A negociação do delírio (publicado originalmente em 1/8/2020)
Ingmar Bergman não me larga. Ou vice-versa. Ao assistir a 'A Hora do Lobo' (1968) fiquei abismado e em choque. Impressionou-me sobremaneira o modo de como o diretor tem a consciência do onirismo em seu trabalho e especificamente aqui o espelho de sua obra impacta o espectador.
Em 68 o sueco já tinha mais de 20 anos de estrada e conseguiu convencer a sua musa Liv Ullmann – que estava grávida dele – a filmar uma história meio macabra. O roteiro original ela recusou. Bergman, então, manobrou as linhas e deturpou a trama, deixando-a 5% mais leve. Liv, então, topou.

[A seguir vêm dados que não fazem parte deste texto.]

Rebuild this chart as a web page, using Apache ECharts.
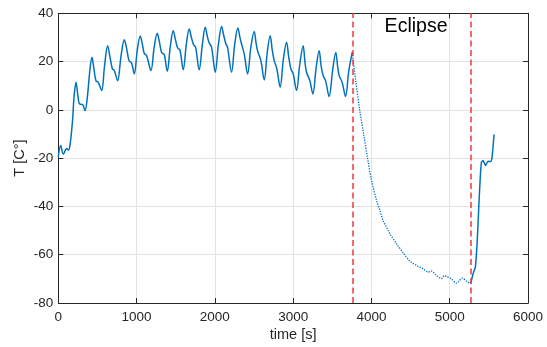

'A Hora do Lobo' trata de um pintor introspectivo e difícil, Johan (Max von Sydow, que 5 anos depois estrelaria 'O Exorcista'), e sua esposa, Alma (Liv). Desde o início da fita sabemos que a abordagem é encenada, reconstituição de um caso tenebroso, onírico.
Alma 'conta' para o diretor que o marido a abandonou, deixando-a grávida de 8 meses, sem esperança e expectativa. Aí entramos no script. Johan tem alguns medos complicados de se decifrar, e a insônia o perturba a cada dia.
Para ele, dormir à noite é perigoso, principalmente na tal 'hora do lobo', momento crucial onde muitas pessoas morrem, mas também outras tantas nascem.
As aparições de figuras estranhas no decorrer do longa – a criança na pescaria, que o morde; a idosa que destroça o próprio rosto; vizinhos de comportamento no mínimo insólito etc – são parte dos pesadelos do pintor ou há um complô para deixá-lo atordoado, ou assassiná-lo? Alma contribui a tudo isso ou é só uma vítima?
Bergman usa ingredientes comuns em suas fitas – solidão, ausência da religiosidade, o ocaso da existência, paranoia – e dá um banho de direção, fotografia e roteiro. O depoimento final de Alma é o estopim para muitas conclusões...
Afinal de contas, ficamos sempre parecidos com os nossos companheiros? Chegamos a ter inclusive demências semelhantes? Pode ser que sim. Pode ser que não.
O que você, aí do outro lado, acha? A bela Ingrid Thulin ('Morangos Silvestres', 1957), está no elenco. Caso não se remexa com a fita, o errado é você, não a fita. Duração: 83 minutos. Cotação: excelente.